A falência de um modelo de gestão
Silvio Caccia Bava
Como é que chegamos ao ponto de faltar água, um bem público essencial, nas torneiras de muitas de nossas casas? O racionamento já está em vigor em regiões como a de Campinas, no interior, e na Grande São Paulo, mesmo que o governo do estado se recuse a reconhecer oficialmente essa política. No Rio de Janeiro, bairros como Brás de Pina e Cordovil, na zona norte, e Recreio dos Bandeirantes, na zona oeste, sofrem há meses com a falta de água. E não há perspectivas de curto prazo para a solução desse problema. Especialistas na área alertam que o rodízio no fornecimento de água pode se tornar regular, como é hoje o rodízio da circulação dos automóveis.
Com mais essa crise instalada num ano eleitoral, procuram-se os responsáveis. E a conta cai no colo de São Pedro, que não nos mandou um volume suficiente de chuvas. Na verdade, São Paulo precisa de mais um sistema de fornecimento de água do tamanho do Sistema Cantareira, que abastece 9 milhões de pessoas. No Rio de Janeiro é a mesma coisa: a água disponível não dá para todos. Além do fornecimento de água, precisamos de políticas efetivas de preservação dos recursos hídricos e de melhor aproveitamento da água disponível.
A necessidade existe, mas os investimentos não são feitos. Em 2013, dos R$ 759,4 milhões previstos para serem investidos em saneamento pelo governo do estado do Rio de Janeiro, 16,8% (R$ 127,6 milhões) foram efetivamente gastos. O mesmo acontece em São Paulo, onde a Sabesp deixou de investir R$ 815 milhões, entre 2007 e 2011, nas redes de água e esgoto previstos nos contratos firmados com prefeituras paulistas. “A Arsesp [Agência Reguladora de Saneamento e Energia do Estado de São Paulo] considera que a subexecução desses investimentos contratuais criou um benefício extraordinário, que foi apropriado pela Sabesp e, portanto, deverá ser devolvido aos usuários no ciclo tarifário seguinte (2013-2016)”.1
Depois da crise dos transportes públicos, em junho passado, que levou milhões de brasileiros às ruas em quatrocentas cidades do Brasil, temos agora a crise do fornecimento de água, e já se anunciam os apagões e a falta de luz pela sobrecarga do sistema existente e a falta de investimentos em sua melhoria. Sem falar da deterioração da telefonia, especialmente a móvel, cuja expansão não garantiu a qualidade dos serviços.

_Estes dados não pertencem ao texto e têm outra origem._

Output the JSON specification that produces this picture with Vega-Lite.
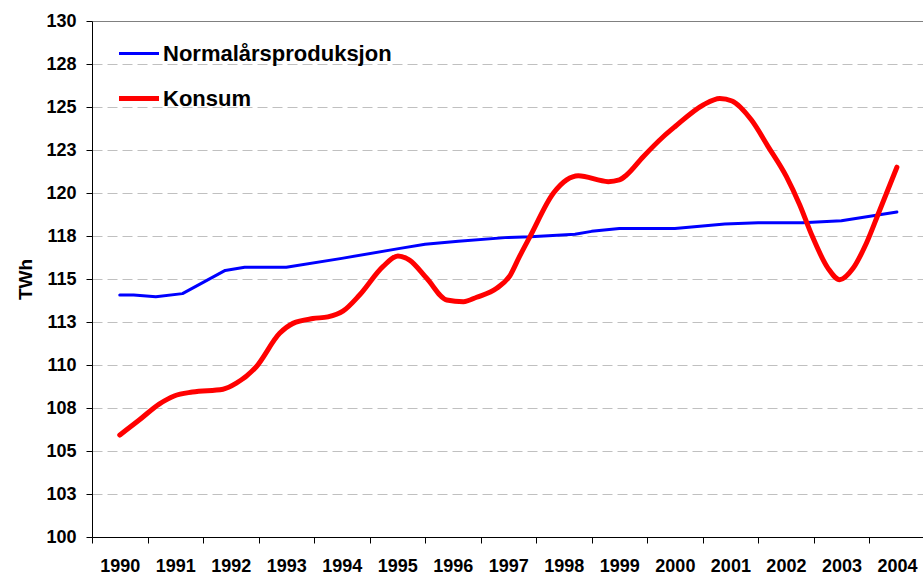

Tais crises na prestação de serviços públicos essenciais têm uma explicação mais prosaica, mundana, que não mobiliza as forças divinas.
O modelo de gestão pública, adotado principalmente a partir dos anos 1990 e que lançou e lança mão de privatizações, concessões e terceirizações, orienta-se para viabilizar o maior lucro possível para essas operadoras, mesmo sacrificando o interesse público e as necessidades básicas dos cidadãos. Nesse modelo, o Estado é capturado pelos interesses dos poderes econômicos e atua em favor deles. A simbiose entre governos e empresas se aprofunda com o financiamento por empresas privadas das campanhas eleitorais.

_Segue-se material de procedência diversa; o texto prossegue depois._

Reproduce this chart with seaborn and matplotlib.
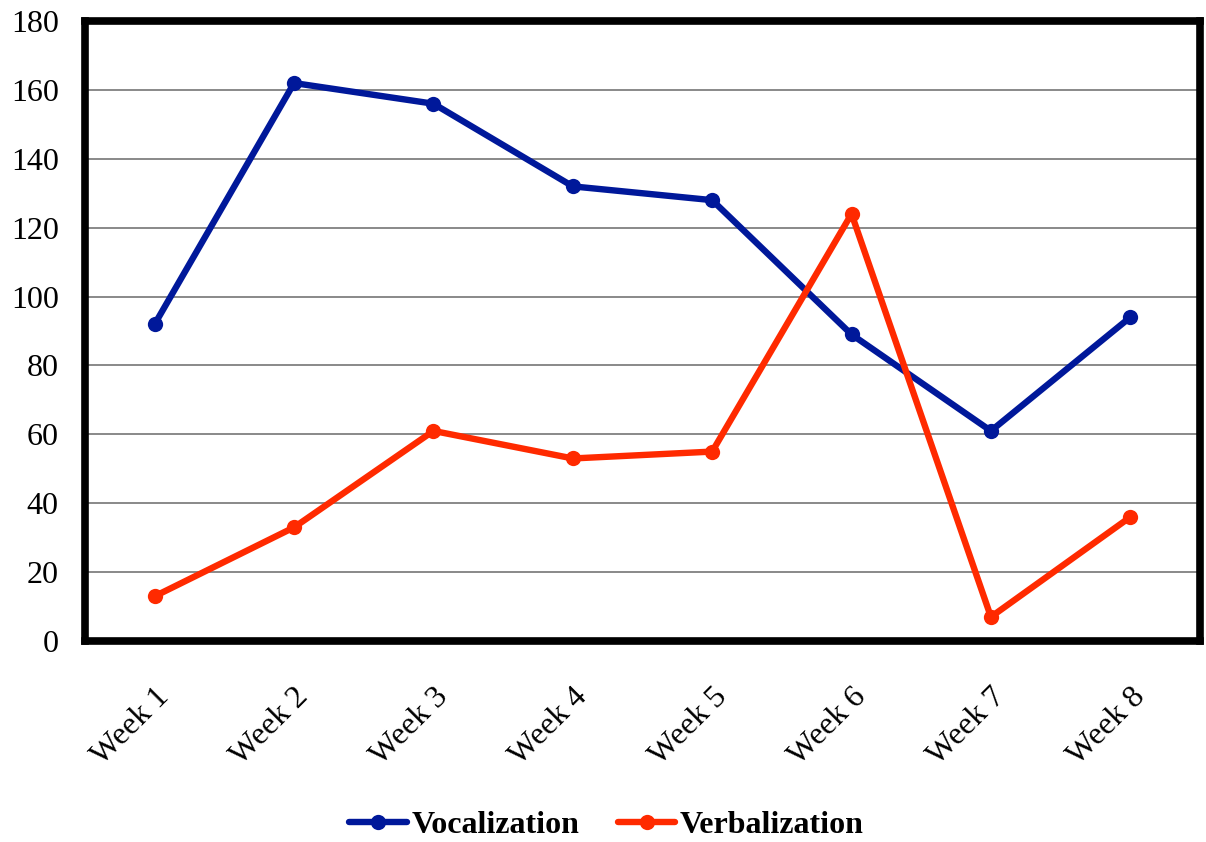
import pandas as pd
import matplotlib.pyplot as plt
import seaborn as sns

weeks = ["Week 1", "Week 2", "Week 3", "Week 4", "Week 5", "Week 6", "Week 7", "Week 8"]
vocalization = [92, 162, 156, 132, 128, 89, 61, 94]
verbalization = [13, 33, 61, 53, 55, 124, 7, 36]

df = pd.DataFrame({"Week": weeks * 2,
                   "Count": vocalization + verbalization,
                   "Series": ["Vocalization"] * len(weeks) + ["Verbalization"] * len(weeks)})

sns.set_style("white")
plt.rcParams["font.family"] = ["Liberation Serif", "DejaVu Serif"]
plt.rcParams["text.color"] = "black"
plt.rcParams["xtick.color"] = "black"
plt.rcParams["ytick.color"] = "black"

fig = plt.figure(figsize=(12.06, 8.42), dpi=100)
ax = fig.add_axes([0.0705, 0.2387, 0.9245, 0.7363])

palette = {"Vocalization": "#00189A", "Verbalization": "#FF2A00"}
sns.lineplot(data=df, x="Week", y="Count", hue="Series", palette=palette, marker="o",
             markersize=11, markeredgewidth=0, linewidth=4.6, sort=False, ax=ax)

ax.set_xlim(-0.5, 7.5)
ax.set_ylim(0, 180)
ax.set_yticks(range(0, 181, 20))
ax.yaxis.grid(True, color="#808080", linewidth=1.3)
ax.set_axisbelow(True)
ax.set_xlabel("")
ax.set_ylabel("")
for s in ax.spines.values():
    s.set_visible(True)
    s.set_color("black")
    s.set_linewidth(5.5)
    s.set_capstyle("projecting")

ax.tick_params(axis="both", length=0, labelsize=23, labelcolor="black")
ax.tick_params(axis="y", pad=19)
ax.tick_params(axis="x", pad=30)
plt.setp(ax.get_xticklabels(), rotation=45, ha="right", rotation_mode="anchor")

handles, labels = ax.get_legend_handles_labels()
ax.get_legend().remove()
fig.legend(handles, labels, loc="center", bbox_to_anchor=(0.503, 0.02), ncol=2, frameon=False,
           prop={"weight": "bold", "size": 23}, handlelength=1.8, handletextpad=0.15,
           columnspacing=1.2)

fig.savefig("out.png", dpi=100)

A situação não permite remendos no modelo atual. Impõe-se uma discussão de fundo para garantir direitos e assegurar para todos o fornecimento de serviços públicos essenciais de qualidade. A premissa é que esses serviços são bens públicos comuns, são de todos, e não propriedade de ninguém. Não podem, portanto, ser vendidos por empresas privadas, cujo objetivo maior é o lucro.
Transportes coletivos, água, luz, gás, saúde e educação devem se converter em bens públicos comuns, geridos diretamente pelo Estado e fornecidos gratuitamente para toda a população, o que significa que não é o usuário que paga diretamente a conta, e sim os impostos arrecadados de todos.
Evidentemente, um Estado em simbiose com as empresas não é capaz de fazer isso. É um Estado corrupto, que favorece interesses privados. Garantir os direitos das maiorias e a prestação de serviços públicos essenciais de qualidade requer a reapropriação da máquina pública pela cidadania, isto é, uma profunda democratização do modelo de gestão, em que a participação cidadã, pela via de plebiscitos e referendos e pela presença em canais institucionais de participação, possa definir os investimentos, ou seja, quem paga a conta, e exercer o controle social das políticas públicas.
Silvio Caccia Bava é Diretor e editor-chefe do Le Monde Diplomatique Brasil.